De ciudad provinciana y acomplejada a capital del mundo. Barcelona sufrió, en 1992, la mayor transformación de su historia. La organización de los XXV Juegos Olímpicos de la era moderna, modélica, cambió la fisionomía y la mentalidad de una urbe que perdió autenticidad a cambio de una dimensión global que perdura 25 años después.

Barcelona es, hoy, una de las ciudades más atractivas para los operadores turísticos por su amplia oferta gastronómica, deportiva, comercial y cultural. Hace un cuarto de siglo, la capital catalana se puso guapa. Hasta entonces, era una metrópoli casi anónima, con graves problemas de movilidad que se solucionaron con la construcción de las rondas. BCN también eliminó algunas barreras arquitectónicas y se abrió al mar para enterrar su pasado más tenebroso.

Hasta entonces, Barcelona vivía a la sombra de Madrid, aunque había alcanzado notoriedad como sede de las Exposiciones Universales de 1888 y 1929, un período con muchas convulsiones y perfectamente retratado por Eduardo Mendoza en su libro “La ciudad de los prodigios”. En 1992, el pasado ya no importaba. Barcelona entraba en una nueva dimensión.

Juan Antonio Samaranch, entonces presidente del Comité Olímpico Internacional, fue la figura clave en la elección de Barcelona y Pasqual Maragall, el alcalde más carismático, líderó el gran sueño. La ciudad, creativa y dinámica, construyó un nuevo barrio (la Vila Olímpica), adecentó el puerto y recuperó Montjuïc, un espacio maldito que se convirtió en la montaña mágica. En el teatro de los sueños del movimiento olímpico.

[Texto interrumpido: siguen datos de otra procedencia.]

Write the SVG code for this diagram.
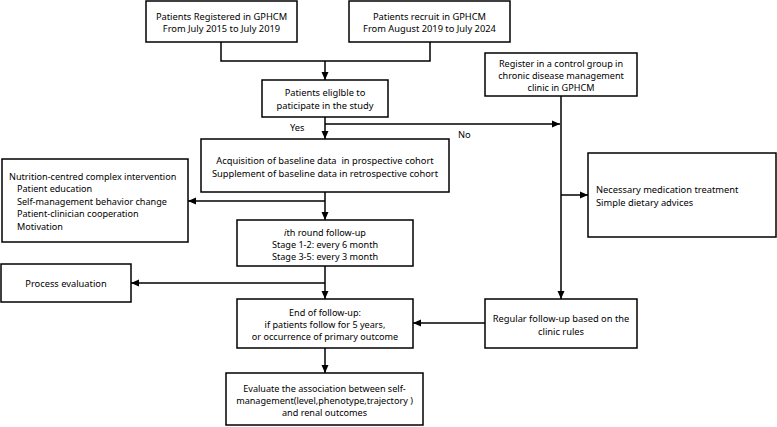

Durante dos semanas, Barcelona se volcó con los Juegos. Las dudas se disiparon muy pronto. La inauguración, con la eterna imagen del arquero paralímpico Antonio Rebollo encendiendo el pebetero del Estadio, fue modélica y los resultados saciaron las expectativas más optimistas. España, sexta clasificada en el palmarés, sumó 22 medallas: 13 de oro, siete de plata y dos de bronce. La victoria del atleta Fermín Cacho en los 1.500 metros fue, posiblemente, la mayor gesta del deporte español. La derrota más llorada, sin duda, fue la final del equipo masculino de waterpolo ante Italia.

Barcelona, con sus imágenes de postal, presumió de organización, resultados e instalaciones. Un cuarto de siglo después, el Estadi Olímpic Lluís Companys y el Palau Sant Jordi, los dos edificios más emblemáticos, han perdido su esplendor y sobreviven gracias a eventos lúdicos para los que no fueron concebidos. No obstante, BCN y Los Angeles han sido las urbes que han rentabilizado mejor sus inversiones olímpicas. En las antípodas está el caso de Montreal y sus decadentes instalaciones.

Barcelona, en pleno siglo XXI, busca nuevos retos deportivos. El Barça ha proyectado una ambiciosa renovación de su estadio y un nuevo pabellón polideportivo mientras espera el visto bueno de un consistorio que recorta sus inversiones en el Circuit de Barcelona-Catalunya para desesperación de los aficionados al motor.

La ciudad afronta nuevos problemas. El turismo ha dejado de ser una bendición para convertirse en uno de los temas más controvertido para muchos barceloneses, preocupados por el impacto negativo de los pisos turísticos ilegales y el desmesurado incremento de los alquileres en algunos barrios. Otros asuntos, en cambio, siguen enquistados porque no supieron resolverse con la cita olímpica. El caso más vergonzoso es el de Les Glòries, para frustración de muchos ciudadanos y desesperación de sus vecinos, hartos de tantas obras y ruidos en los últimos 50 años. Ésta es la otra realidad de la Barcelona del diseño y la innovación que en julio recordará su gran cita histórica: los Juegos del 92, símbolo de la ilusión y la cooperación entre todos los estamentos de la ciudad.